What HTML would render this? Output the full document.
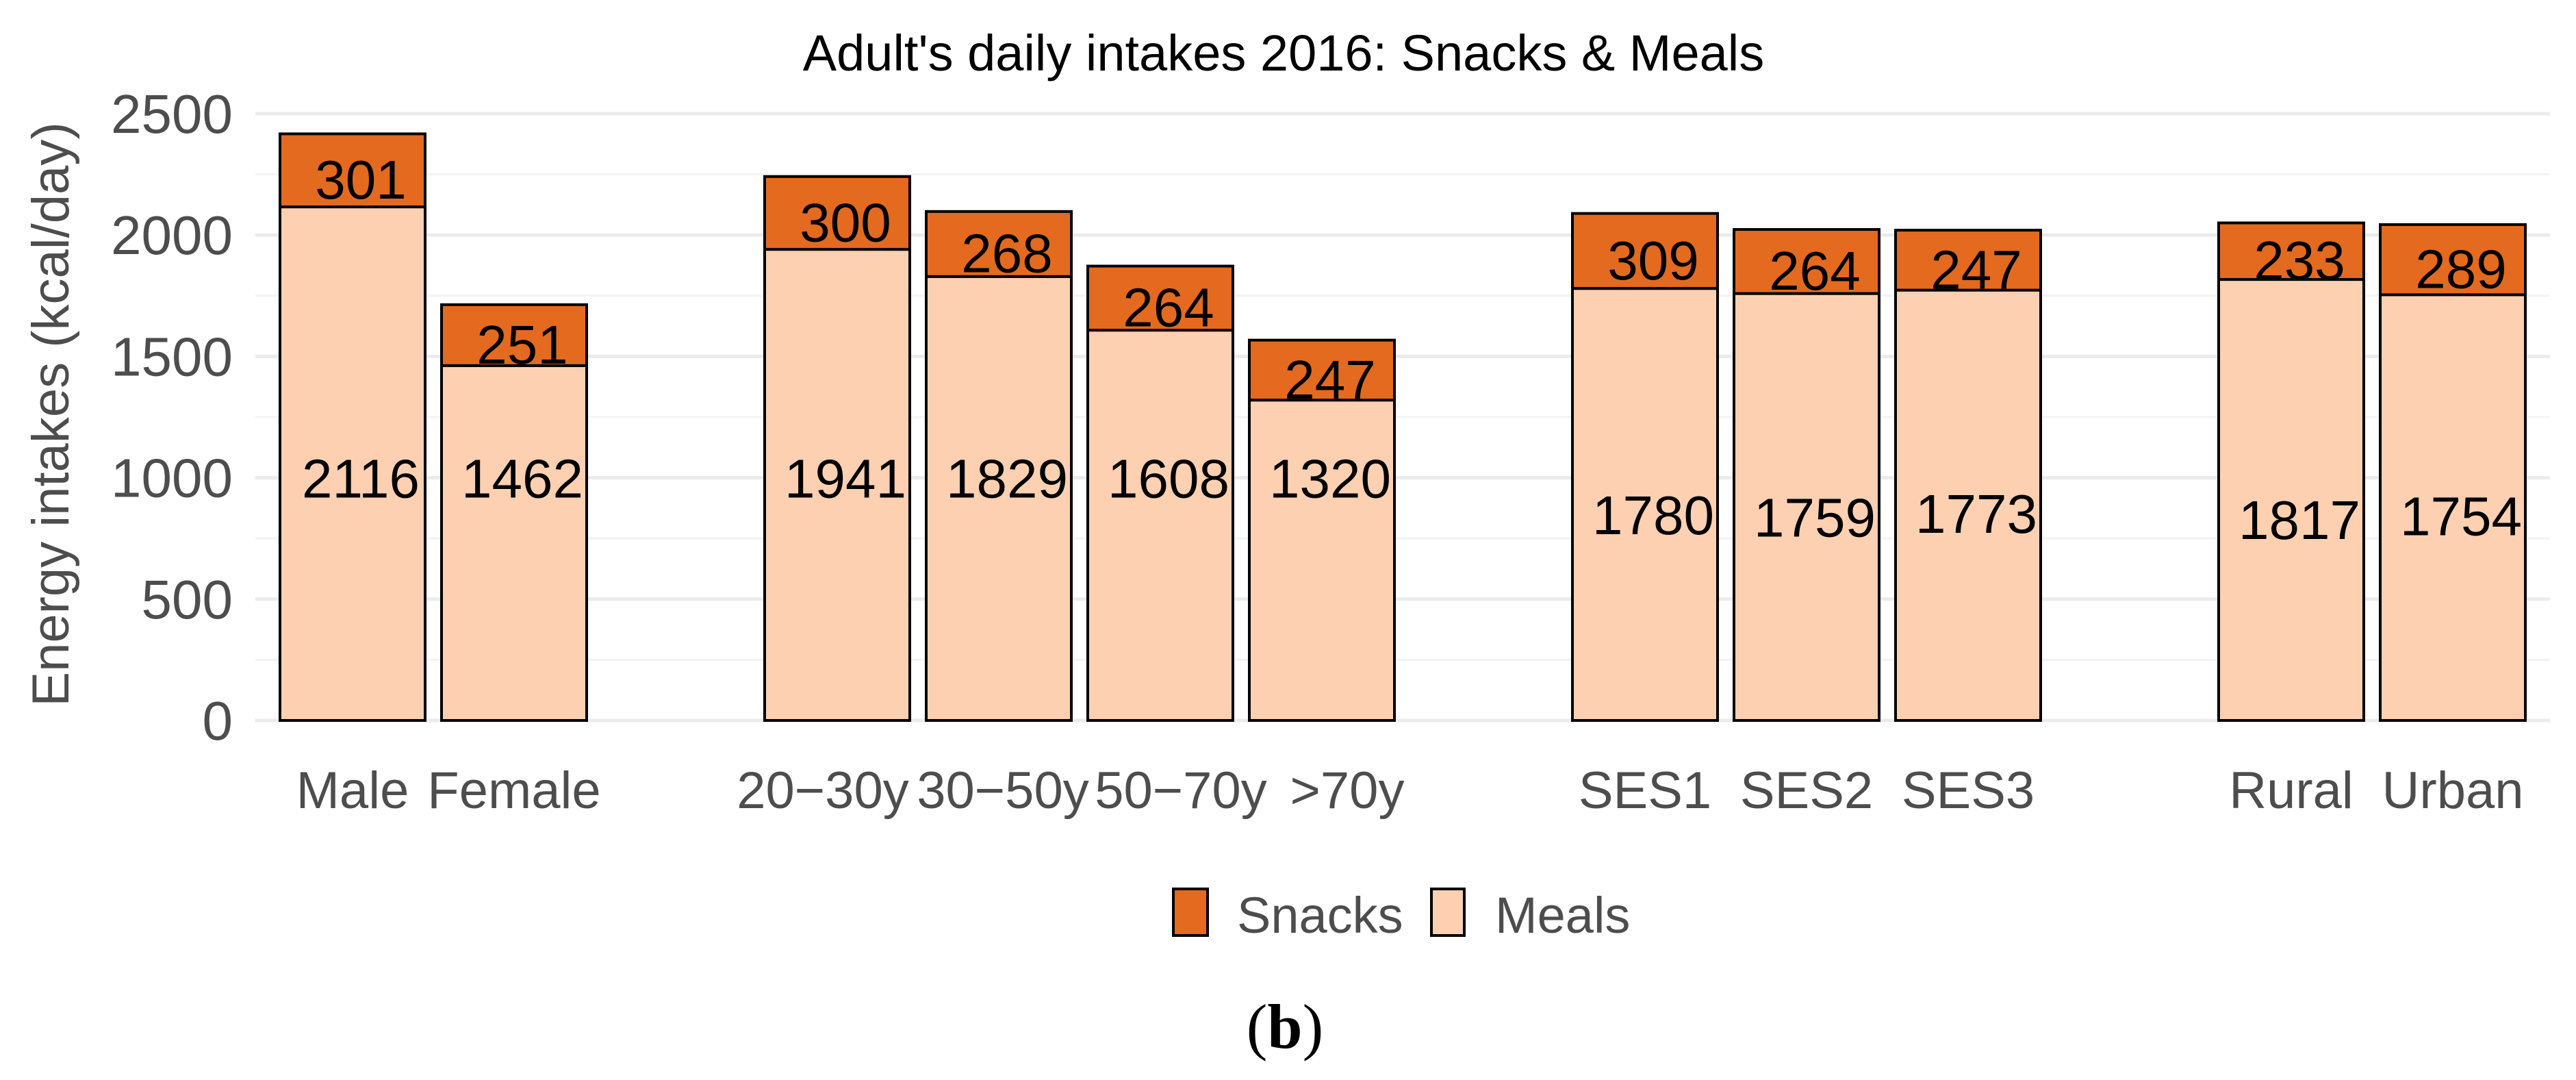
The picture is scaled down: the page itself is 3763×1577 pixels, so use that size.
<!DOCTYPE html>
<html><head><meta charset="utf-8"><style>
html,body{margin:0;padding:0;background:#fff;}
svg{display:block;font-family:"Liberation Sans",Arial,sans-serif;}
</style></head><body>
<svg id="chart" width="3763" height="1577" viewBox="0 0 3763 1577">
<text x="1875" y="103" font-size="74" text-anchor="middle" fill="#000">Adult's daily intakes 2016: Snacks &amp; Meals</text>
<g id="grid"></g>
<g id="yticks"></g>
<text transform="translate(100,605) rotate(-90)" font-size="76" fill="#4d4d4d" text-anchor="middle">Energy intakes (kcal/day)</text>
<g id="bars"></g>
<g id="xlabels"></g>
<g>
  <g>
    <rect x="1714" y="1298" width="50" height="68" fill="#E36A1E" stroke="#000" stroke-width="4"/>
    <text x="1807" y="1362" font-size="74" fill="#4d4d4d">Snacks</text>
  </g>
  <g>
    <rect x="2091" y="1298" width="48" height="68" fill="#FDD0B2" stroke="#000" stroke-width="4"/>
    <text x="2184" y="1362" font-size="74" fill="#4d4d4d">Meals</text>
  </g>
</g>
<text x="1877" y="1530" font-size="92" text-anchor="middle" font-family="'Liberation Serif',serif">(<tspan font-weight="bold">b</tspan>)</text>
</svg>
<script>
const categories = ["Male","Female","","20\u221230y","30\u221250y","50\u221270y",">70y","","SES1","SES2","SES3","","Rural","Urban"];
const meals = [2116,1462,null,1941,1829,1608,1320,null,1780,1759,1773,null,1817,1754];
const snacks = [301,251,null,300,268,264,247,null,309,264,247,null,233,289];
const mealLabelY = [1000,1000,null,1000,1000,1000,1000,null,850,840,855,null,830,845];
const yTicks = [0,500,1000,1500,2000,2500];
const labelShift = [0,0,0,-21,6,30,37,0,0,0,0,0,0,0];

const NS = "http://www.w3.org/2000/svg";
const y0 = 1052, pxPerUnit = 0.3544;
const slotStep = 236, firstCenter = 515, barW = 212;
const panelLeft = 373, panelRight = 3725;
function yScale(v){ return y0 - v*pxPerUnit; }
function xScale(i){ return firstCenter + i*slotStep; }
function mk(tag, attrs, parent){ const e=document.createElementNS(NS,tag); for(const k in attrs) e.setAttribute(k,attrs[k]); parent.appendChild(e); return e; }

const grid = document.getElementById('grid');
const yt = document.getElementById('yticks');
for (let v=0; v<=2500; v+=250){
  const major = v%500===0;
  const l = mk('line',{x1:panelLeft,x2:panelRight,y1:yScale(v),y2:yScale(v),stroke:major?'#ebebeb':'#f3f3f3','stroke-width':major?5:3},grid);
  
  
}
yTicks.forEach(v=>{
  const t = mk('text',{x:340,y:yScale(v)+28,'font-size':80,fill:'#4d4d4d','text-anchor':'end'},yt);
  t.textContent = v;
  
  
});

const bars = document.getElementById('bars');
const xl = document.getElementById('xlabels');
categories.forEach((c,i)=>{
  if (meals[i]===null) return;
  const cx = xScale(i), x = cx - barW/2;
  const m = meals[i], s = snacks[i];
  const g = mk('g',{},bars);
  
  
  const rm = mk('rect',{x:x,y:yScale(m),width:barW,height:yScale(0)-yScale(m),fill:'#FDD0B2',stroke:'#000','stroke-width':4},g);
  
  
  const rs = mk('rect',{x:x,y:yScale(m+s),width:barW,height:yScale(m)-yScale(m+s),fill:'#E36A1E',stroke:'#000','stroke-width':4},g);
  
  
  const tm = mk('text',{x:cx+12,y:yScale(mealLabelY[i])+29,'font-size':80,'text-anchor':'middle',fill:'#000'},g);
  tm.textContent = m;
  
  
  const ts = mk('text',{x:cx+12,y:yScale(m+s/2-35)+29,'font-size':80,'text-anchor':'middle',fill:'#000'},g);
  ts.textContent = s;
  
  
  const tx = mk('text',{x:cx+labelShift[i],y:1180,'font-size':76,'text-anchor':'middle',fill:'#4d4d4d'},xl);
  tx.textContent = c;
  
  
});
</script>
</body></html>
****************
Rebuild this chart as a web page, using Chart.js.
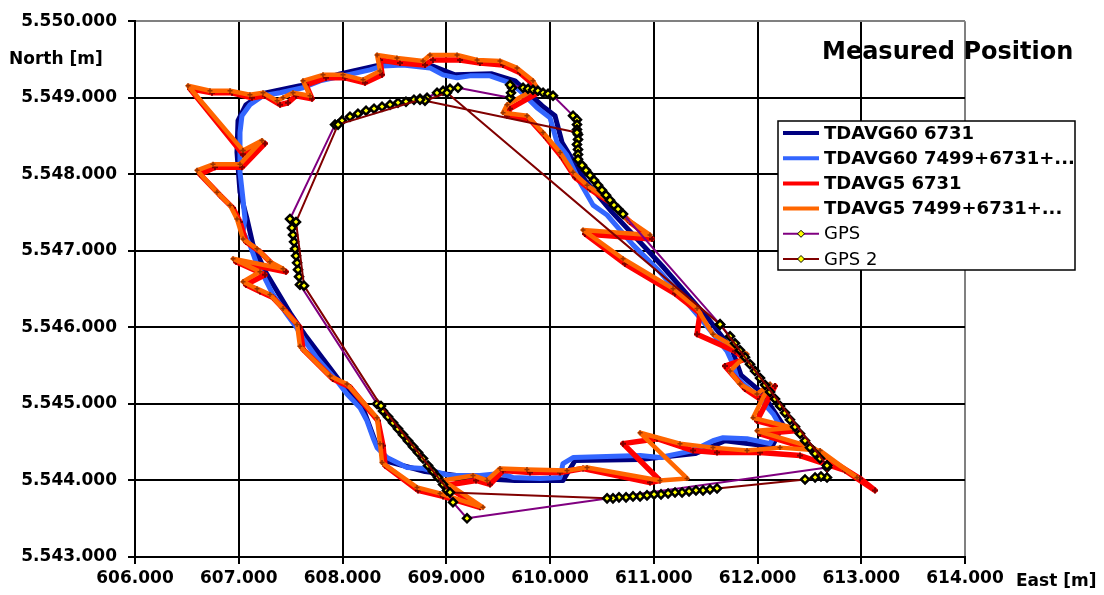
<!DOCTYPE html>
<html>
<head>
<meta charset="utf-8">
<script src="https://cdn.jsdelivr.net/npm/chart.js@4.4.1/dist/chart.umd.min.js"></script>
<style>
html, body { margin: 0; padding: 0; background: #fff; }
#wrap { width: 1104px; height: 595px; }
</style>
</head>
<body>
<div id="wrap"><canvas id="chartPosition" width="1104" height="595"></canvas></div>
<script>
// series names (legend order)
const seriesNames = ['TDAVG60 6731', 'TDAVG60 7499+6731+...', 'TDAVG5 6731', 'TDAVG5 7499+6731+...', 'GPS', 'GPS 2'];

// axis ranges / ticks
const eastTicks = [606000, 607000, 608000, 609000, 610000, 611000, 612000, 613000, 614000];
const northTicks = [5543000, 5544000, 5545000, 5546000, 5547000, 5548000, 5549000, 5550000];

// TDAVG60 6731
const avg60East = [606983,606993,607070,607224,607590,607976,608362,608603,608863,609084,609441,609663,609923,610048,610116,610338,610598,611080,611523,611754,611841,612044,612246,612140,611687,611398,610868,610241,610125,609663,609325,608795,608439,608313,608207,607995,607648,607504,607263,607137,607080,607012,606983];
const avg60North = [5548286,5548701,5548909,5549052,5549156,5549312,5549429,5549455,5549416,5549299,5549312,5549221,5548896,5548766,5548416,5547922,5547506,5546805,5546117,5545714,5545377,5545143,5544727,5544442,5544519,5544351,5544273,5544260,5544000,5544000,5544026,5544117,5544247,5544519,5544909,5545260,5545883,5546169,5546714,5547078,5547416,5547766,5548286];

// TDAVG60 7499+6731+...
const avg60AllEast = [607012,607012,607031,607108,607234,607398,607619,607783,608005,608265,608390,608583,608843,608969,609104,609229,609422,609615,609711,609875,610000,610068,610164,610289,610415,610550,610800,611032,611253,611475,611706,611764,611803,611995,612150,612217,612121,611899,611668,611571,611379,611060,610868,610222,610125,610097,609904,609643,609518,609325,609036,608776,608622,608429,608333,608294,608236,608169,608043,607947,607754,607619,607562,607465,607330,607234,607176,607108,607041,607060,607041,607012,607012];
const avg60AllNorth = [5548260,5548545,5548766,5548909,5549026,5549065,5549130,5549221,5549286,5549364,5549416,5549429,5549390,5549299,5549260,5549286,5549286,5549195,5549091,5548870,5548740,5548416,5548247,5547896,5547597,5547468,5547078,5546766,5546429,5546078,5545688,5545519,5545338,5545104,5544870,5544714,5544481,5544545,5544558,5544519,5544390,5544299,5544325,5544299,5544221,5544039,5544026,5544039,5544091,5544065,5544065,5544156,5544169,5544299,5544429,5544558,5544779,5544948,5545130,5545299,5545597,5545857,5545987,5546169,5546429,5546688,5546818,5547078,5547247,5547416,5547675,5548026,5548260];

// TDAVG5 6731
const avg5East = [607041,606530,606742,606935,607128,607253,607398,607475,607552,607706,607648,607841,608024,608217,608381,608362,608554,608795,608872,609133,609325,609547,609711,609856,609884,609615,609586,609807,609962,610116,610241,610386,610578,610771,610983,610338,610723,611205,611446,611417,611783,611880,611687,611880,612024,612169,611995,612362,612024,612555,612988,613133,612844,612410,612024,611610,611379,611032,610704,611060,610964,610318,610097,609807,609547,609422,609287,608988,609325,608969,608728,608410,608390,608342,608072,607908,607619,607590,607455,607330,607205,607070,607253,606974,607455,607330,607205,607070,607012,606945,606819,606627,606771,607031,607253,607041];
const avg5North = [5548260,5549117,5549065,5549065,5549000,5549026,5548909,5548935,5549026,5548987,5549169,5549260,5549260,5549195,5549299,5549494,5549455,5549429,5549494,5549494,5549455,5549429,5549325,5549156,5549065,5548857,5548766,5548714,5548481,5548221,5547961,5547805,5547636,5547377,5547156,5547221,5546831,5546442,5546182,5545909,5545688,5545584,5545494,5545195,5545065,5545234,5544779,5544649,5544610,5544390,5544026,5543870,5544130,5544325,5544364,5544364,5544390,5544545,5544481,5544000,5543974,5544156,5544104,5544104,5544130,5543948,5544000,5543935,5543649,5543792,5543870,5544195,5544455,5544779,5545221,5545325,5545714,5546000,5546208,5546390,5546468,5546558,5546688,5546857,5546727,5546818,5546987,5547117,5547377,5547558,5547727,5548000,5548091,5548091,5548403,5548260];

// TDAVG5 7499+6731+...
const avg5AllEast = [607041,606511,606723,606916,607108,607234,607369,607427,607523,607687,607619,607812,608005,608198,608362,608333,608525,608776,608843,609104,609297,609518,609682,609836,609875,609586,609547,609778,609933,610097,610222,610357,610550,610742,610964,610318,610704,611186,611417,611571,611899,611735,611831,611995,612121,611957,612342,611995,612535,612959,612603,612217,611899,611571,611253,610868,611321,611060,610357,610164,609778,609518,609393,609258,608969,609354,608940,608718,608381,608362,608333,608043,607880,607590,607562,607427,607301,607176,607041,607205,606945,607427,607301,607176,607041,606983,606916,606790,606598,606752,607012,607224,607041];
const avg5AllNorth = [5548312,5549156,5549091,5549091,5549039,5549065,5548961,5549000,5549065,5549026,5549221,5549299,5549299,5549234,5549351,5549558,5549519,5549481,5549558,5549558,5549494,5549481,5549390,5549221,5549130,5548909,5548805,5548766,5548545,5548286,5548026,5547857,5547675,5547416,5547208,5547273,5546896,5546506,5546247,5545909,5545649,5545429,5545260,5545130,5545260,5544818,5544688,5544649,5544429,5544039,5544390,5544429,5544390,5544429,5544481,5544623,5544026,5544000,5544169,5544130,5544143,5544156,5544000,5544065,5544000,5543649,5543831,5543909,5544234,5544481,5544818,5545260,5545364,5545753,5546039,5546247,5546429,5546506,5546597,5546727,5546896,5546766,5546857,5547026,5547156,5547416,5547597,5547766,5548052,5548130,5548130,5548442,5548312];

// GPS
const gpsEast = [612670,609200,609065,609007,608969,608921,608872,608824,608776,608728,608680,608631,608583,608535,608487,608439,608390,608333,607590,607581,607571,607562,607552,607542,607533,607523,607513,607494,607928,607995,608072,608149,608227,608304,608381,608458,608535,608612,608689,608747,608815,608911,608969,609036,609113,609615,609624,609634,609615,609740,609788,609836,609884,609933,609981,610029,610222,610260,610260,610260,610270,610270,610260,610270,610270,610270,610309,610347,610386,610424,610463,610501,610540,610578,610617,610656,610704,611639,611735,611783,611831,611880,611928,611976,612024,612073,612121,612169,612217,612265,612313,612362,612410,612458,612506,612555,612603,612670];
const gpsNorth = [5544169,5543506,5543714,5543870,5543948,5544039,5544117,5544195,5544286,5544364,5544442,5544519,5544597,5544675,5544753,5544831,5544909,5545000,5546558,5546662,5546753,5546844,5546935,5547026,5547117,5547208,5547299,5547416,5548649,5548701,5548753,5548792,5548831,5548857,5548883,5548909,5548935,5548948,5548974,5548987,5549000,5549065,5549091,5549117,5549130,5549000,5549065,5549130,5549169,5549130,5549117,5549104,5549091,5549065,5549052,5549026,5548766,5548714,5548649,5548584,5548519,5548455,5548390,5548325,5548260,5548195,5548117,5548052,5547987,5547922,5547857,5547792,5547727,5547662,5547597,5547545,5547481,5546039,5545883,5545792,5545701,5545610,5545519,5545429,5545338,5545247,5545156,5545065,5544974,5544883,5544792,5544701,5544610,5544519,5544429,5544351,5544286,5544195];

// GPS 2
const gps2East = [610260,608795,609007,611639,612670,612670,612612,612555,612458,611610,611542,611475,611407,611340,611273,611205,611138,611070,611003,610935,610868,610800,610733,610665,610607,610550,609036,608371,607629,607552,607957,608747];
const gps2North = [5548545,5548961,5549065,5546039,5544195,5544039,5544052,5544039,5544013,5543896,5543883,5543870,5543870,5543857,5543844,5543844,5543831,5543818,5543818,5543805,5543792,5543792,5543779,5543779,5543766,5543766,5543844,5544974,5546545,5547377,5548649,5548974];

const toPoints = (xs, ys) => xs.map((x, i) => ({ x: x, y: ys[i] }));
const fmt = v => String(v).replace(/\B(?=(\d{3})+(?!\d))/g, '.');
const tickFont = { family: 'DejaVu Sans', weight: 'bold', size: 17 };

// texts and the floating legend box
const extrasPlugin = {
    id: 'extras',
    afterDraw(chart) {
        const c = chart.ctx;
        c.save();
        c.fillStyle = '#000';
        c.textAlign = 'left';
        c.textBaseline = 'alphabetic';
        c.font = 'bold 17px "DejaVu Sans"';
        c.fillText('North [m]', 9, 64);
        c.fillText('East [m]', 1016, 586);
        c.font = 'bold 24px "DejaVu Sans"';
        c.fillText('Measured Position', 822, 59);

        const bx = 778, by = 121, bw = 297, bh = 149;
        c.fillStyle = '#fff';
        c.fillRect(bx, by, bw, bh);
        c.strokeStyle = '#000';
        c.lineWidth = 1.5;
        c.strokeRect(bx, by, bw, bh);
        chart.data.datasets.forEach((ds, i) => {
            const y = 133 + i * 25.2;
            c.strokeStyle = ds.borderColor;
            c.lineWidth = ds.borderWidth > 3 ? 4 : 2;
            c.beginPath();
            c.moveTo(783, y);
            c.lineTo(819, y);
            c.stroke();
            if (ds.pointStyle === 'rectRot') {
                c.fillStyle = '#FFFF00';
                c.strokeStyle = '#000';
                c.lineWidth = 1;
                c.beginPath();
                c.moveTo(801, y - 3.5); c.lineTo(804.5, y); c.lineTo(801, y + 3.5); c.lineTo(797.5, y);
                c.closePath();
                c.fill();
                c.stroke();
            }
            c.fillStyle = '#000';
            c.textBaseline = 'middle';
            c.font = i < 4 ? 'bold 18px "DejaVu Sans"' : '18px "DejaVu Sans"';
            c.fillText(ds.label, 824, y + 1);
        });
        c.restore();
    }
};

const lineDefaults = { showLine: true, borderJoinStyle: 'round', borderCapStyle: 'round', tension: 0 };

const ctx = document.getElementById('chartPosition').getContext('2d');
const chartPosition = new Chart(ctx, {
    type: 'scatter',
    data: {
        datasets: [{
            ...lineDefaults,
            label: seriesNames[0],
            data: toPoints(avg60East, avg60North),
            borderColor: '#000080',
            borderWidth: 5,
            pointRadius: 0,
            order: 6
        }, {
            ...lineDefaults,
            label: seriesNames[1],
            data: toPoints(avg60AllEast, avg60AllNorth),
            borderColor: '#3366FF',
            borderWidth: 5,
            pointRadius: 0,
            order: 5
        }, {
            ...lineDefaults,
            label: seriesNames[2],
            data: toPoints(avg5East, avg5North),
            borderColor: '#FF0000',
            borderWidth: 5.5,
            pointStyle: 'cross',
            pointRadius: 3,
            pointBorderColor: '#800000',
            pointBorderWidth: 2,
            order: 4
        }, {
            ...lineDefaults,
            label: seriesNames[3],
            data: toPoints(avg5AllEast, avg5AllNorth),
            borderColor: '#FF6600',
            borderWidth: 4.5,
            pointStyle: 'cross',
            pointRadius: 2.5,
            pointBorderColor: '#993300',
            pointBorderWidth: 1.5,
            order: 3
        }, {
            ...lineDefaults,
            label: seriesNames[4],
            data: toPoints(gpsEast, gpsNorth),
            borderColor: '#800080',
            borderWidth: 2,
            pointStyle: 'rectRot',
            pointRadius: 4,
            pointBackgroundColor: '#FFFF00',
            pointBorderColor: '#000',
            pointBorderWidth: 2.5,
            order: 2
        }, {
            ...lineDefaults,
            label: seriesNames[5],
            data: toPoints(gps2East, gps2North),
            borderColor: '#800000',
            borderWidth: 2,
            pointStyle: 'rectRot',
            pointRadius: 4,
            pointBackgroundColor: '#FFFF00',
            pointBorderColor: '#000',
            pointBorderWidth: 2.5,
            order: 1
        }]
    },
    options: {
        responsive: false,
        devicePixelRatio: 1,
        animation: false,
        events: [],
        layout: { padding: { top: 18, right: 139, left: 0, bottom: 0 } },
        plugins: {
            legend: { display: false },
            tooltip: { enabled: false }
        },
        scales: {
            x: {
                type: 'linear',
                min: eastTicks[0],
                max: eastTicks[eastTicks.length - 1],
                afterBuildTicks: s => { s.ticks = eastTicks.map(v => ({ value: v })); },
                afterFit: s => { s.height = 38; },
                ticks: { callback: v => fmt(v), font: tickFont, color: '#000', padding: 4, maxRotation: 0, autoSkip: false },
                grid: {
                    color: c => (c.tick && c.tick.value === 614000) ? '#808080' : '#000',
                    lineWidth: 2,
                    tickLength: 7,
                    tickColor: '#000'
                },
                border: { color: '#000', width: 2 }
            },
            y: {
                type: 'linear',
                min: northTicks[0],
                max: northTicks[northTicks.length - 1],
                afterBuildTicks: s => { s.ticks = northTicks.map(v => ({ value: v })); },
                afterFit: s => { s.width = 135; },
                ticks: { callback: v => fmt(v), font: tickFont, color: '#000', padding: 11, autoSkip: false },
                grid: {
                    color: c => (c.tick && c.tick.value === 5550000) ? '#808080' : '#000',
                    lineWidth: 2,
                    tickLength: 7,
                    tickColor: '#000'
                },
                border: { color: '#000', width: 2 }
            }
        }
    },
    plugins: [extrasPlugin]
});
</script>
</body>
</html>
****************
__AIM__: Across the preceding material, how many lines contain the word "this"? State the number alone.

__WRITTEN REPLY__: 2